If you don’t have room for a shade tree, then you might replace a redbud or white dogwood with a kousa dogwood or cornelian cherry dogwood that have edible fruit and pretty blooms. Maybe a pawpaw tree or a cherry or a peach. Or dwarf or simi-dwarf apples and pears. Maybe serviceberries.

Here’s an idea: Bud-9 and M-27 and G-41 dwarf roots produce apple trees no more than 6 to 8 feet tall. Since these little guys need staking, consider an espalier, or how about a hedgerow or cordon with a couple posts and wires to support the trees and plant them three feet apart like you would boxwoods or viburnum shrubs? You could have a thick hedge…. loaded with lovely fruit you can pick with no ladder. Wouldn’t look bad either—a cordon acting as a hedge with lots of apples for eating and cooking.

Hedges and screens could also be created with jujube trees, currant or gooseberry bushes. A bed of blueberries…especially ones with red or yellow limbs that show in winter, with pink and white blooms in spring, and blue berries in June and July…would look nice.

Borders. Instead of phlox or candytuft or monkey grass, how about a dwarf blueberry or a creeping raspberry or some strawberries? The forsythia bush might be replaced with a honeyberry bush. A burning bush might be replaced with a dwarf cherry bush.

Most have seen contorted filberts, called Harry Lauder’s Walking Stick? Well, since hazelnuts need a second variety to cross pollinate, why not find a spot for a couple more hazelnuts, and your contorted one will have one more added attraction. Nuts!

Arbors and fences could be covered with grapes, kiwi, passion flower vines, hops or magnolia vines.

You might not have to give up your fall color with nuts and fruits either. Some apples have red or orange fall color, hickory trees have golden yellow and some grapes have red leaves in the fall.

For everyone, a couple blueberries or gooseberries worked into the flower bed will not even draw attention to your fruiting ambitions.
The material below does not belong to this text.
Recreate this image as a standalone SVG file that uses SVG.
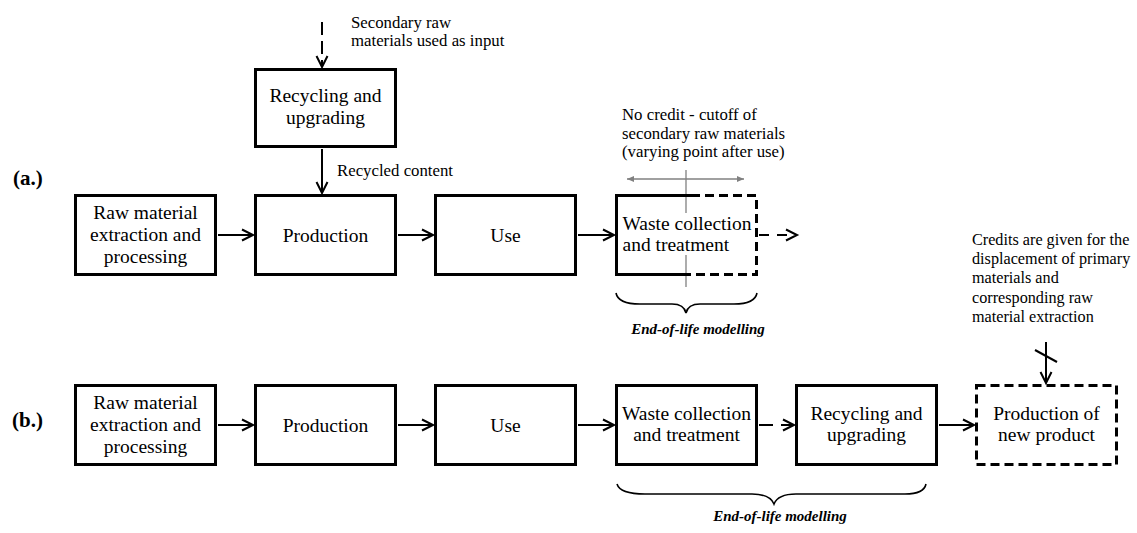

Add in sun chokes (Jerusalem artichokes which look like sunflowers) and they will fit right in with black-eyed-susans and echinacea.

Other edible cuties would include asparagus, service berry bushes, or a raised bed filled with strawberry plants. Strawberries would look good most anywhere you would have a raised flower bed or a terraced wall with flowers just beyond it.

Then, let’s don’t forget you already probably grow some edibles….for you can eat daylily, hosta, nasturtiums and a whole bunch of things you probably never even considered.

Oak trees drop nuts and sweet gum and sycamore drops stickyballs, so why not some pears or chestnuts? And a full sized apple tree can be limbed up like a maple, with fruits way up high and you can walk and mow under it’s limbs. Should you have trouble finding a full sized apple—you can plant a dwarf one really deep so the graft union will be buried and the top part of the tree would put out roots just below the surface and become a full sized tree. Look for a graft union just above the roots—for budded trees have the new variety a foot or more above the root and you don’t want to be planting your apple tree that deep.

Not every nut, not every apple or peach, just like not every maple, will make a perfect lawn tree. But, there are good ones if you search them out. They may be old varieties your grandparents grew, and hard to find. Yellow and red delicious aren’t much to look at in the front yard. But, a Liberty or King David apple just might work. I know a well planned yard with fruits and nuts can work, for I’ve done it more than once over the years. My hope is it will also work for some of my readers.